- Film poster
- Directed by: David Hinton
- Produced by: Nick Varley Matthew Wells
- Narrated by: Martin Scorsese
- Cinematography: Ronan Killeen
- Edited by: Margarida Cartaxo
- Music by: Adrian Johnston
- Production companies: Ten Thousand 86 Ice Cream Films
- Distributed by: Altitude Film Distribution
- Release dates: 21 February 2024 (Berlin International Film Festival); 10 May 2024 (United Kingdom);
- Running time: 133 minutes
- Country: United Kingdom
- Language: English
- Box office: $71,043

= Made in England: The Films of Powell and Pressburger =

Made in England: The Films of Powell and Pressburger is a 2024 British documentary film directed by David Hinton. Martin Scorsese narrates the film, as he reflects on the influence of filmmakers Michael Powell and Emeric Pressburger, whose decades-long collaboration led to a series of classics that made the duo a crucial part of British cinema.

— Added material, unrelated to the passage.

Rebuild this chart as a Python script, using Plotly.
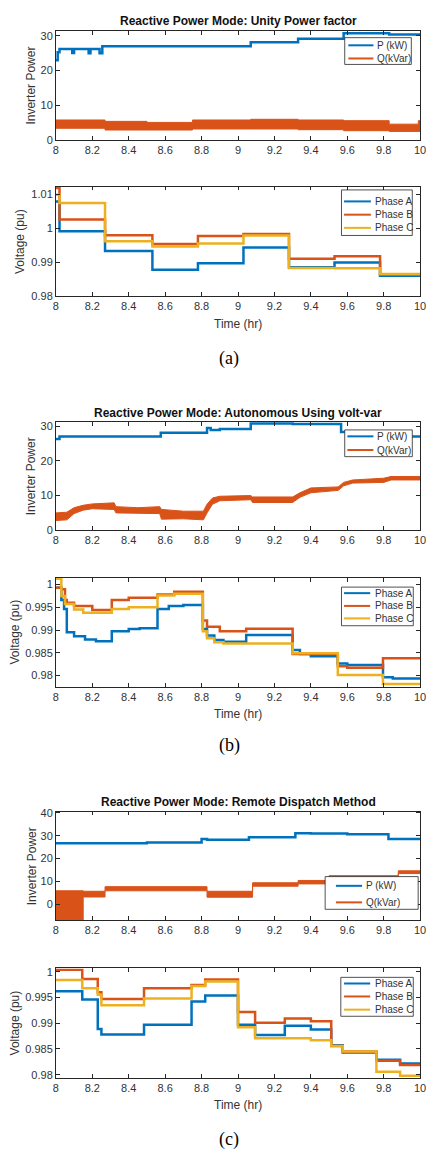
import plotly.graph_objects as go

W, H = 432, 1155
BLUE, ORANGE, YELLOW = '#0072BD', '#D95319', '#EDB120'
AXC = '#262626'
TXT = '#333333'

time_ticks = [8, 8.2, 8.4, 8.6, 8.8, 9, 9.2, 9.4, 9.6, 9.8, 10]
time_tick_labels = ['8', '8.2', '8.4', '8.6', '8.8', '9', '9.2', '9.4', '9.6', '9.8', '10']

# ---------------- (a) Unity power factor ----------------
unity_p_t = [8.00, 8.01, 8.02, 8.09, 8.10, 8.18, 8.19, 8.24, 8.255, 9.07, 9.33, 9.58, 9.83, 10.00]
unity_p_kw = [23.0, 25.3, 26.2, 25.1, 26.2, 25.0, 26.2, 25.0, 27.0, 28.2, 29.2, 30.8, 30.4, 30.4]
unity_q_t = [8.00, 8.27, 8.50, 8.75, 9.07, 9.33, 9.58, 9.83, 9.99, 10.00]
unity_q_low = [3.3, 2.8, 2.8, 3.1, 3.1, 2.9, 2.6, 2.4, 2.4, 2.4]
unity_q_high = [5.7, 5.3, 5.0, 5.7, 5.9, 5.7, 5.5, 4.5, 5.5, 5.5]

unity_v_t = [8.00, 8.02, 8.27, 8.53, 8.78, 9.03, 9.28, 9.53, 9.78, 10.00]
unity_va = [1.0078, 0.9991, 0.9933, 0.9878, 0.9897, 0.9943, 0.9885, 0.9899, 0.9860, 0.9860]
unity_vb = [1.0118, 1.0025, 0.9979, 0.9953, 0.9977, 0.9983, 0.9910, 0.9917, 0.9863, 0.9863]
unity_vc = [1.0098, 1.0074, 0.9961, 0.9946, 0.9955, 0.9978, 0.9883, 0.9882, 0.9865, 0.9865]

# ---------------- (b) Autonomous volt-var ----------------
auto_p_t = [8.00, 8.02, 8.576, 8.83, 8.85, 8.90, 9.07, 9.30, 9.566, 9.60, 10.00]
auto_p_kw = [26.3, 27.0, 28.1, 29.5, 28.9, 29.2, 30.8, 30.6, 28.3, 27.0, 27.0]
auto_q_t = [8.00, 8.06, 8.10, 8.15, 8.20, 8.32, 8.33, 8.45, 8.57, 8.58, 8.70, 8.81, 8.83, 8.86,
            8.90, 9.07, 9.08, 9.30, 9.34, 9.40, 9.55, 9.58, 9.63, 9.80, 9.84, 10.00]
auto_q_low = [2.8, 3.0, 4.8, 5.8, 6.2, 6.0, 5.0, 4.8, 4.8, 3.2, 3.3, 3.0, 5.0, 7.5,
              8.5, 8.8, 8.0, 8.0, 9.5, 10.8, 11.5, 12.8, 13.6, 13.8, 14.5, 14.5]
auto_q_high = [5.0, 5.2, 6.5, 7.2, 7.6, 7.9, 6.8, 6.5, 6.8, 6.0, 5.5, 5.5, 7.5, 9.3,
               9.8, 10.0, 9.6, 9.6, 10.8, 12.2, 12.5, 13.8, 14.5, 15.0, 15.5, 15.5]

auto_va_t = [8.00, 8.03, 8.045, 8.06, 8.10, 8.16, 8.22, 8.307, 8.40, 8.46, 8.558, 8.62, 8.70,
             8.807, 8.83, 8.87, 8.92, 9.045, 9.30, 9.34, 9.40, 9.548, 9.60, 9.796, 9.85, 10.00]
auto_va = [0.9993, 0.9966, 0.9946, 0.9895, 0.9886, 0.9879, 0.9875, 0.9897, 0.9902, 0.9904, 0.9946,
           0.9953, 0.9955, 0.9902, 0.9888, 0.9878, 0.9874, 0.9889, 0.9856, 0.9847, 0.9842, 0.9826,
           0.9823, 0.9796, 0.9793, 0.9792]
auto_vb_t = [8.00, 8.03, 8.05, 8.06, 8.10, 8.20, 8.307, 8.40, 8.558, 8.65, 8.807, 8.83, 8.90,
             9.045, 9.30, 9.548, 9.60, 9.796, 10.00]
auto_vb = [0.9993, 0.9990, 0.9966, 0.9960, 0.9953, 0.9944, 0.9966, 0.9971, 0.9978, 0.9984, 0.9921,
           0.9907, 0.9897, 0.9903, 0.9847, 0.9820, 0.9817, 0.9838, 0.9838]
auto_vc_t = [8.00, 8.03, 8.05, 8.10, 8.15, 8.307, 8.40, 8.558, 8.65, 8.807, 8.83, 8.87, 8.92,
             9.30, 9.548, 9.796, 10.00]
auto_vc = [1.0013, 0.9975, 0.9957, 0.9945, 0.9938, 0.9946, 0.9950, 0.9976, 0.9980, 0.9897, 0.9882,
           0.9873, 0.9870, 0.9849, 0.9801, 0.9781, 0.9781]

# ---------------- (c) Remote dispatch ----------------
remote_p_t = [8.00, 8.50, 8.80, 8.83, 9.06, 9.315, 9.40, 9.60, 9.826, 10.00]
remote_p_kw = [26.7, 27.0, 28.6, 28.2, 29.3, 31.0, 30.9, 30.6, 28.5, 28.5]
remote_q_t = [8.00, 8.15, 8.27, 8.83, 9.08, 9.33, 9.50, 9.88, 10.00]
remote_q_low = [-10.0, 3.3, 6.0, 3.2, 8.0, 9.0, 11.0, 13.5, 13.5]
remote_q_high = [6.0, 5.8, 7.8, 5.8, 9.5, 10.5, 12.6, 14.7, 14.7]

remote_v_t = [8.00, 8.145, 8.23, 8.25, 8.484, 8.745, 8.82, 9.00, 9.094, 9.257, 9.40, 9.512,
              9.575, 9.76, 9.89, 10.00]
remote_va = [0.9962, 0.9946, 0.9889, 0.9878, 0.9897, 0.9942, 0.9954, 0.9897, 0.9877, 0.9895,
             0.9888, 0.9857, 0.9843, 0.9829, 0.9822, 0.9822]
remote_vb = [1.0004, 0.9986, 0.9960, 0.9947, 0.9968, 0.9974, 0.9985, 0.9922, 0.9901, 0.9909,
             0.9904, 0.9856, 0.9845, 0.9827, 0.9819, 0.9819]
remote_vc = [0.9984, 0.9968, 0.9955, 0.9935, 0.9948, 0.9972, 0.9981, 0.9892, 0.9871, 0.9871,
             0.9867, 0.9856, 0.9845, 0.9806, 0.9798, 0.9798]

titles = ['Reactive Power Mode: Unity Power factor',
          'Reactive Power Mode: Autonomous Using volt-var',
          'Reactive Power Mode: Remote Dispatch Method']
captions = ['(a)', '(b)', '(c)']

# ---------------- layout helpers ----------------
X0, X1 = 54, 426


def px(x):
    return x / W


def py(y):
    return 1 - y / H


fig = go.Figure()
layout = dict(width=W, height=H, autosize=False, margin=dict(l=0, r=0, t=0, b=0),
              paper_bgcolor='white', plot_bgcolor='white', showlegend=False,
              shapes=[], annotations=[])

axis_style = dict(showline=True, linecolor=AXC, linewidth=0.8, mirror='ticks', ticks='inside',
                  ticklen=4, tickcolor=AXC, tickwidth=0.8, showgrid=False, zeroline=False,
                  ticklabeloverflow='allow',
                  tickfont=dict(family='Liberation Sans, Arial', size=11, color=TXT))

panels = [
    # top, bottom, yrange, yticks, yticklabels, ylabel, ylabel_x
    (26, 136, [0, 31.5], [0, 10, 20, 30], ['0', '10', '20', '30'], 'Inverter Power', 29),
    (183.3, 294, [0.98, 1.0122], [0.98, 0.99, 1.0, 1.01], ['0.98', '0.99', '1', '1.01'], 'Voltage (pu)', 18),
    (420.7, 530.3, [0, 31.3], [0, 10, 20, 30], ['0', '10', '20', '30'], 'Inverter Power', 29),
    (578.3, 688.3, [0.9775, 1.0015], [0.98, 0.985, 0.99, 0.995, 1.0],
     ['0.98', '0.985', '0.99', '0.995', '1'], 'Voltage (pu)', 12.5),
    (814.3, 924, [-6.8, 40.5], [0, 10, 20, 30, 40], ['0', '10', '20', '30', '40'], 'Inverter Power', 29),
    (972.7, 1083.3, [0.97937, 1.00063], [0.98, 0.985, 0.99, 0.995, 1.0],
     ['0.98', '0.985', '0.99', '0.995', '1'], 'Voltage (pu)', 12.5),
]

for i, (top, bot, yr, yt, ytl, ylab, ylx) in enumerate(panels):
    n = '' if i == 0 else str(i + 1)
    layout['xaxis' + n] = dict(axis_style, domain=[px(X0), px(X1)], range=[8, 10],
                               tickvals=time_ticks, ticktext=time_tick_labels,
                               anchor='y' + n)
    layout['yaxis' + n] = dict(axis_style, domain=[py(bot), py(top)], range=yr,
                               tickvals=yt, ticktext=ytl, anchor='x' + n)
    layout['annotations'].append(dict(text=ylab, x=px(ylx), y=py((top + bot) / 2), xref='paper',
                                      yref='paper', textangle=-90, showarrow=False,
                                      xanchor='center', yanchor='middle',
                                      font=dict(family='Liberation Sans, Arial', size=12, color=TXT)))

# titles
for ttl, ytitle in zip(titles, [15.7, 411.7, 804.3]):
    layout['annotations'].append(dict(text='<b>' + ttl + '</b>', x=px((X0 + X1) / 2), y=py(ytitle),
                                      xref='paper', yref='paper', showarrow=False,
                                      xanchor='center', yanchor='middle',
                                      font=dict(family='Liberation Sans, Arial', size=12, color='#111111')))
# x labels and captions
for yl, yc, cap in zip([321.7, 716, 1111], [357, 748, 1145], captions):
    layout['annotations'].append(dict(text='Time (hr)', x=px((X0 + X1) / 2), y=py(yl), xref='paper',
                                      yref='paper', showarrow=False, xanchor='center', yanchor='middle',
                                      font=dict(family='Liberation Sans, Arial', size=12, color=TXT)))
    layout['annotations'].append(dict(text=cap, x=px(231), y=py(yc), xref='paper', yref='paper',
                                      showarrow=False, xanchor='center', yanchor='middle',
                                      font=dict(family='Liberation Serif, Times New Roman', size=18,
                                                color='black')))


def line(ax, t, v, color, name, width=2.5):
    n = '' if ax == 1 else str(ax)
    fig.add_trace(go.Scatter(x=t, y=v, mode='lines', name=name, line=dict(color=color, width=width, shape='hv'),
                             xaxis='x' + n, yaxis='y' + n, showlegend=False))


def band(ax, t, lo, hi, color, name, shape='hv'):
    n = '' if ax == 1 else str(ax)
    fig.add_trace(go.Scatter(x=t, y=lo, mode='lines', line=dict(color=color, width=1, shape=shape),
                             xaxis='x' + n, yaxis='y' + n, showlegend=False, hoverinfo='skip'))
    fig.add_trace(go.Scatter(x=t, y=hi, mode='lines', name=name, fill='tonexty', fillcolor=color,
                             line=dict(color=color, width=1, shape=shape),
                             xaxis='x' + n, yaxis='y' + n, showlegend=False))


# panel (a)
line(1, unity_p_t, unity_p_kw, BLUE, 'P (kW)')
band(1, unity_q_t, unity_q_low, unity_q_high, ORANGE, 'Q(kVar)')
line(2, unity_v_t, unity_va, BLUE, 'Phase A')
line(2, unity_v_t, unity_vb, ORANGE, 'Phase B')
line(2, unity_v_t, unity_vc, YELLOW, 'Phase C')
# panel (b)
line(3, auto_p_t, auto_p_kw, BLUE, 'P (kW)')
band(3, auto_q_t, auto_q_low, auto_q_high, ORANGE, 'Q(kVar)', shape='linear')
line(4, auto_va_t, auto_va, BLUE, 'Phase A')
line(4, auto_vb_t, auto_vb, ORANGE, 'Phase B')
line(4, auto_vc_t, auto_vc, YELLOW, 'Phase C')
# panel (c)
line(5, remote_p_t, remote_p_kw, BLUE, 'P (kW)')
band(5, remote_q_t, remote_q_low, remote_q_high, ORANGE, 'Q(kVar)')
line(6, remote_v_t, remote_va, BLUE, 'Phase A')
line(6, remote_v_t, remote_vb, ORANGE, 'Phase B')
line(6, remote_v_t, remote_vc, YELLOW, 'Phase C')

# legends drawn as boxes: (box l, t, r, b, line x0, x1, text x, rows y, entries)
pq = [('P (kW)', BLUE), ('Q(kVar)', ORANGE)]
ph = [('Phase A', BLUE), ('Phase B', ORANGE), ('Phase C', YELLOW)]
legends = [
    (349, 33, 417, 60, 352.7, 378.3, 380, [40.7, 54], pq),
    (345.7, 186.7, 418, 232.7, 348.3, 375.7, 377.7, [198.3, 211.7, 225], ph),
    (349, 429, 418, 456, 351.7, 378.3, 380, [435.5, 449.3], pq),
    (345.7, 587.7, 419, 626.7, 348.3, 375, 377.7, [593.8, 606.7, 619.3], ph),
    (329, 880, 424, 913, 340, 366.7, 368.7, [889.3, 906], pq),
    (345, 981.7, 419, 1021, 348.3, 375, 377.7, [987.9, 1001, 1014.3], ph),
]
for (l, t, r, b, lx0, lx1, tx, rows, entries) in legends:
    layout['shapes'].append(dict(type='rect', xref='paper', yref='paper', x0=px(l), x1=px(r),
                                 y0=py(b), y1=py(t), line=dict(color=AXC, width=0.8),
                                 fillcolor='white', layer='above'))
    for yrow, (name, col) in zip(rows, entries):
        layout['shapes'].append(dict(type='line', xref='paper', yref='paper', x0=px(lx0), x1=px(lx1),
                                     y0=py(yrow), y1=py(yrow), line=dict(color=col, width=2),
                                     layer='above'))
        layout['annotations'].append(dict(text=name, x=px(tx), y=py(yrow), xref='paper', yref='paper',
                                          showarrow=False, xanchor='left', yanchor='middle',
                                          font=dict(family='Liberation Sans, Arial', size=10, color=TXT)))

fig.update_layout(**layout)
fig.write_html('out.html',
               config={'displayModeBar': False},
               post_script="document.body.style.margin='0';document.body.style.padding='0';"
                           "document.documentElement.style.overflow='hidden';"
                           "document.body.style.overflow='hidden';")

The film premiered at the Berlin International Film Festival on 21 February 2024, and was released in the United Kingdom on 10 May 2024, to acclaim from critics.

== Synopsis ==

Martin Scorsese first encountered the films of Powell and Pressburger as a child, sitting in front of the family TV. When The Archers’ famous logo appeared on screen, Scorsese recalls: “You knew you were in for fantasy, wonder, magic – real film magic.” Now, in this documentary, he tells the story of his lifelong love affair with their movies, including The Life and Death of Colonel Blimp, Black Narcissus, The Red Shoes and The Tales of Hoffmann. “Certain films you simply run all the time and you live with them,” says Scorsese. “As you grow older they grow deeper. I’m not sure how it happens, but it does. For me, that body of work is a wondrous presence, a constant source of energy, and a reminder of what life and art are all about.” Drawing on a rich array of archive material, Scorsese explores in full the collaboration between the Englishman Powell and the Hungarian Pressburger who thrived in the face of adversity during World War II but were eventually brought low by the film industry of the 1950s. Scorsese celebrates the duo’s ability to create “subversive commercial movies” and describes how deeply their films have influenced his own work.
— Berlin International Film Festival

== Release ==
Made in England: The Films of Powell and Pressburger premiered as part of the Specials segment at the Berlin International Film Festival on 21 February 2024. It also premiered at the Hot Docs International Film Festival on 27 April 2024. The film was released in cinemas in the United Kingdom on 10 May 2024.

== Reception ==
 Metacritic, which uses a weighted average, assigned the film a score of 83 out of 100, based on 22 critics, indicating "universal acclaim".